Kata pertama dari wahyu pertama yang turun adalah: Iqra! Bacalah! Tentu setiap wahyu dan setiap kata yang ada di dalamnya tidak semata-mata diturunkan Allah tanpa tujuan yang jelas. Bahkan jika kita sebagai orang awam melihatnya, untuk apa perintah membaca diberikan kepada Nabi Muhammad Saw. yang saat itu buta huruf?
Ternyata, ada makna terpendam yang berlapis-lapis disini. Salah satunya yakni perintah untuk membaca. Bukan hanya secara harfiah yakni membaca suatu teks secara tertulis, akan tetapi kita dapat membaca keadaan, membaca situasi, membaca peristiwa, hingga membaca tipikal karakter seseorang yang sedang kita temui. Membaca memiliki definisi yang luas dan membaca erat kaitannya dengan orang-orang yang berilmu.
Bukankah lagi-lagi dalam Al-Qur’an juga Allah selalu menyebutkan, “Aku akan meninggikan orang-orang yang berilmu beberapa derajat.” Artinya, kebiasaan atau budaya membaca memang erat kaitannya dengan orang intelektual. Membaca dapat membuat kita pintar dan kritis. Membaca membuat kita paham akan sesuatu hal. Dan membaca itulah hal yang wajib kita kuasai untuk mengarungi bahtera kehidupan yang panjang ini.
Kita belum mengaitkan kebiasaan membaca dengan menulis. Meskipun memang membaca dan menulis seperti suami istri yang tidak bisa dipisahkan, akan tetapi mari kita fokus terlebih dahulu dengan aktivitas membaca. Kembali pada permasalahan pertama bahwa kebiasaan membaca harus kita tekankan sejak dini. Dari sini kita akan coba mengulik kembali peranan orang tua, guru, dan lingkungan terhadap kebiasaan membaca seseorang.
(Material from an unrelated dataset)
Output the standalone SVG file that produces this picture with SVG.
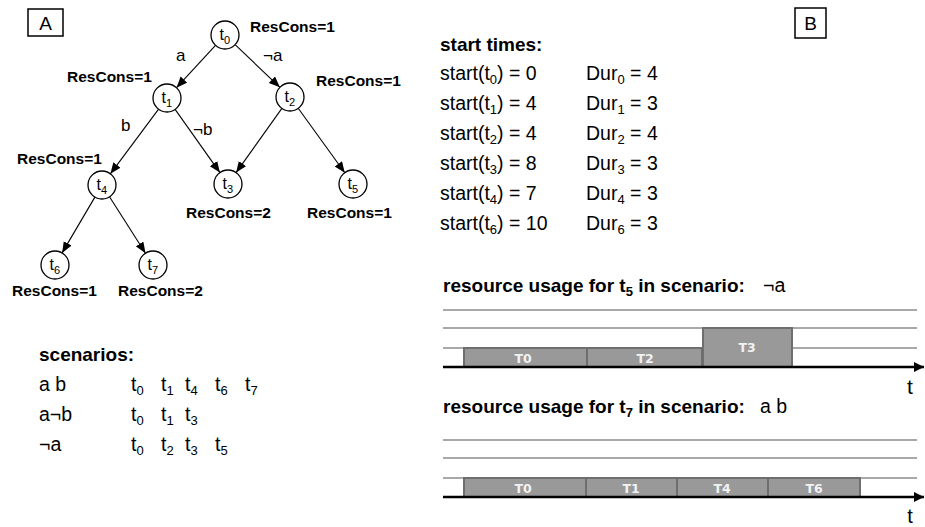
<svg xmlns="http://www.w3.org/2000/svg" width="925" height="527" viewBox="0 0 925 527">
<defs>
<style>
text{font-family:"Liberation Sans",Arial,sans-serif;fill:#000}
.node{fill:#fff;stroke:#000;stroke-width:1.3}
.nl{font-size:16px}
.sub{font-size:11px}
.rc{font-size:15.5px;font-weight:bold}
.el{font-size:17px}
.h{font-size:19px;font-weight:bold}
.r{font-size:19.5px}
.s13{font-size:13px}
.edge{stroke:#000;stroke-width:1.1;fill:none;marker-end:url(#ah)}
.grid{stroke:#8c8c8c;stroke-width:1.3}
.axis{stroke:#000;stroke-width:2.5;marker-end:url(#ax)}
.bar{fill:#999;stroke:#6e6e6e;stroke-width:2}
.bl{font-family:"DejaVu Sans",sans-serif;font-size:12.5px;font-weight:bold;fill:#f2f2f2;text-anchor:middle}
.box{fill:#fff;stroke:#000;stroke-width:1.5}
</style>
<marker id="ah" markerUnits="userSpaceOnUse" markerWidth="12" markerHeight="10" refX="11" refY="4.5" orient="auto">
<path d="M0,0 L11,4.5 L0,9 Z" fill="#000"/>
</marker>
<marker id="ax" markerUnits="userSpaceOnUse" markerWidth="12" markerHeight="12" refX="10" refY="5" orient="auto">
<path d="M0,0 L10,5 L0,10 Z" fill="#000"/>
</marker>
</defs>
<rect width="925" height="527" fill="#fff"/>

<g id="labelA">
<rect class="box" x="28" y="9" width="35" height="27"/>
<text x="45.5" y="29.5" font-size="19" text-anchor="middle">A</text>
</g>
<g id="labelB">
<rect class="box" x="795" y="8" width="31" height="30"/>
<text x="810.5" y="30" font-size="19" text-anchor="middle">B</text>
</g>

<g id="connectors">
<line class="edge" x1="215.5" y1="45.3" x2="176.5" y2="87.7"/>
<line class="edge" x1="235.1" y1="44.7" x2="279.9" y2="87.3"/>
<line class="edge" x1="158.6" y1="109.2" x2="110.4" y2="173.8"/>
<line class="edge" x1="175.1" y1="109.4" x2="219.9" y2="172.6"/>
<line class="edge" x1="281.9" y1="108.4" x2="236.1" y2="172.6"/>
<line class="edge" x1="298.2" y1="108.3" x2="344.8" y2="172.7"/>
<line class="edge" x1="94.9" y1="197.1" x2="62.1" y2="252.9"/>
<line class="edge" x1="109.5" y1="196.8" x2="145.5" y2="253.2"/>
<text class="el" x="176" y="61">a</text>
<text class="el" x="263" y="61">¬a</text>
<text class="el" x="121" y="131">b</text>
<text class="el" x="193" y="135">¬b</text>
</g>

<g id="t0">
<circle class="node" cx="225" cy="35" r="14"/>
<text class="nl" x="219.5" y="40">t<tspan class="sub" dy="4">0</tspan></text>
<text class="rc" x="250" y="32">ResCons=1</text>
</g>
<g id="t1">
<circle class="node" cx="167" cy="98" r="14"/>
<text class="nl" x="161.5" y="103">t<tspan class="sub" dy="4">1</tspan></text>
<text class="rc" x="67" y="82">ResCons=1</text>
</g>
<g id="t2">
<circle class="node" cx="290" cy="97" r="14"/>
<text class="nl" x="284.5" y="102">t<tspan class="sub" dy="4">2</tspan></text>
<text class="rc" x="316" y="86">ResCons=1</text>
</g>
<g id="t3">
<circle class="node" cx="228" cy="184" r="14"/>
<text class="nl" x="222.5" y="189">t<tspan class="sub" dy="4">3</tspan></text>
<text class="rc" x="186" y="218">ResCons=2</text>
</g>
<g id="t4">
<circle class="node" cx="102" cy="185" r="14"/>
<text class="nl" x="96.5" y="190">t<tspan class="sub" dy="4">4</tspan></text>
<text class="rc" x="17" y="164">ResCons=1</text>
</g>
<g id="t5">
<circle class="node" cx="353" cy="184" r="14"/>
<text class="nl" x="347.5" y="189">t<tspan class="sub" dy="4">5</tspan></text>
<text class="rc" x="307" y="218">ResCons=1</text>
</g>
<g id="t6">
<circle class="node" cx="55" cy="265" r="14"/>
<text class="nl" x="49.5" y="270">t<tspan class="sub" dy="4">6</tspan></text>
<text class="rc" x="12" y="296">ResCons=1</text>
</g>
<g id="t7">
<circle class="node" cx="153" cy="265" r="14"/>
<text class="nl" x="147.5" y="270">t<tspan class="sub" dy="4">7</tspan></text>
<text class="rc" x="118" y="296">ResCons=2</text>
</g>

<g id="scenarios">
<text class="h" x="39" y="361">scenarios:</text>
<text class="r" x="39" y="391">a b</text>
<text class="r" x="39" y="421">a¬b</text>
<text class="r" x="39" y="451">¬a</text>
<text class="r" x="131" y="391">t<tspan class="s13" dy="4">0</tspan></text>
<text class="r" x="161" y="391">t<tspan class="s13" dy="4">1</tspan></text>
<text class="r" x="185" y="391">t<tspan class="s13" dy="4">4</tspan></text>
<text class="r" x="215" y="391">t<tspan class="s13" dy="4">6</tspan></text>
<text class="r" x="245" y="391">t<tspan class="s13" dy="4">7</tspan></text>
<text class="r" x="131" y="421">t<tspan class="s13" dy="4">0</tspan></text>
<text class="r" x="161" y="421">t<tspan class="s13" dy="4">1</tspan></text>
<text class="r" x="185" y="421">t<tspan class="s13" dy="4">3</tspan></text>
<text class="r" x="131" y="451">t<tspan class="s13" dy="4">0</tspan></text>
<text class="r" x="161" y="451">t<tspan class="s13" dy="4">2</tspan></text>
<text class="r" x="185" y="451">t<tspan class="s13" dy="4">3</tspan></text>
<text class="r" x="215" y="451">t<tspan class="s13" dy="4">5</tspan></text>
</g>

<g id="starttimes">
<text class="h" x="440" y="51">start times:</text>
<text class="r" x="440" y="80">start(t<tspan class="s13" dy="4">0</tspan><tspan dy="-4">) = 0</tspan></text>
<text class="r" x="440" y="110">start(t<tspan class="s13" dy="4">1</tspan><tspan dy="-4">) = 4</tspan></text>
<text class="r" x="440" y="140">start(t<tspan class="s13" dy="4">2</tspan><tspan dy="-4">) = 4</tspan></text>
<text class="r" x="440" y="170">start(t<tspan class="s13" dy="4">3</tspan><tspan dy="-4">) = 8</tspan></text>
<text class="r" x="440" y="200">start(t<tspan class="s13" dy="4">4</tspan><tspan dy="-4">) = 7</tspan></text>
<text class="r" x="440" y="230">start(t<tspan class="s13" dy="4">6</tspan><tspan dy="-4">) = 10</tspan></text>
<text class="r" x="586" y="80">Dur<tspan class="s13" dy="4">0</tspan><tspan dy="-4"> = 4</tspan></text>
<text class="r" x="586" y="110">Dur<tspan class="s13" dy="4">1</tspan><tspan dy="-4"> = 3</tspan></text>
<text class="r" x="586" y="140">Dur<tspan class="s13" dy="4">2</tspan><tspan dy="-4"> = 4</tspan></text>
<text class="r" x="586" y="170">Dur<tspan class="s13" dy="4">3</tspan><tspan dy="-4"> = 3</tspan></text>
<text class="r" x="586" y="200">Dur<tspan class="s13" dy="4">4</tspan><tspan dy="-4"> = 3</tspan></text>
<text class="r" x="586" y="230">Dur<tspan class="s13" dy="4">6</tspan><tspan dy="-4"> = 3</tspan></text>
</g>

<g id="chart1">
<text class="h" x="443" y="292">resource usage for t<tspan class="s13" dy="4">5</tspan><tspan dy="-4"> in scenario:</tspan></text>
<text class="r" x="763" y="292">¬a</text>
<line class="grid" x1="443" y1="310" x2="917" y2="310"/>
<line class="grid" x1="443" y1="328" x2="917" y2="328"/>
<line class="grid" x1="443" y1="348" x2="917" y2="348"/>
<rect class="bar" x="464" y="348" width="123" height="19"/>
<rect class="bar" x="587" y="348" width="115" height="19"/>
<rect class="bar" x="703" y="328" width="89" height="39"/>
<text class="bl" x="523" y="363">T0</text>
<text class="bl" x="645" y="363">T2</text>
<text class="bl" x="747" y="352">T3</text>
<line class="axis" x1="443" y1="367" x2="924" y2="367"/>
<text x="910" y="394" font-size="21" text-anchor="middle">t</text>
</g>

<g id="chart2">
<text class="h" x="443" y="413">resource usage for t<tspan class="s13" dy="4">7</tspan><tspan dy="-4"> in scenario:</tspan></text>
<text class="r" x="760" y="413">a b</text>
<line class="grid" x1="443" y1="440" x2="917" y2="440"/>
<line class="grid" x1="443" y1="458" x2="917" y2="458"/>
<line class="grid" x1="443" y1="478" x2="917" y2="478"/>
<rect class="bar" x="464" y="478" width="122" height="19"/>
<rect class="bar" x="586" y="478" width="91" height="19"/>
<rect class="bar" x="677" y="478" width="91" height="19"/>
<rect class="bar" x="768" y="478" width="92" height="19"/>
<text class="bl" x="523" y="493">T0</text>
<text class="bl" x="631" y="493">T1</text>
<text class="bl" x="722" y="493">T4</text>
<text class="bl" x="814" y="493">T6</text>
<line class="axis" x1="443" y1="497" x2="924" y2="497"/>
<text x="910" y="523" font-size="20" text-anchor="middle">t</text>
</g>
</svg>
Membiasakan Membaca Sejak Dini
Lingkaran pertama yang paling dekat dengan seseorang adalah keluarga. Khususnya ketika kita membicarakan seseorang yang dapat membimbing kita, tentu dalam konteks ini yang dimaksud adalah para orang tua. Sebelum mengajarkan membaca, kita bisa mengenalkan dan membiasakan dahulu kebersamaan anak dengan buku. Buatlah ia cinta dan sayang dengan bukunya, hingga akhirnya ia penasaran dan ingin membaca isinya. Di saat itulah, kita sebagai orang tua bisa beraksi dan mulai mengajarkan cara membaca huruf demi huruf yang tertera disana.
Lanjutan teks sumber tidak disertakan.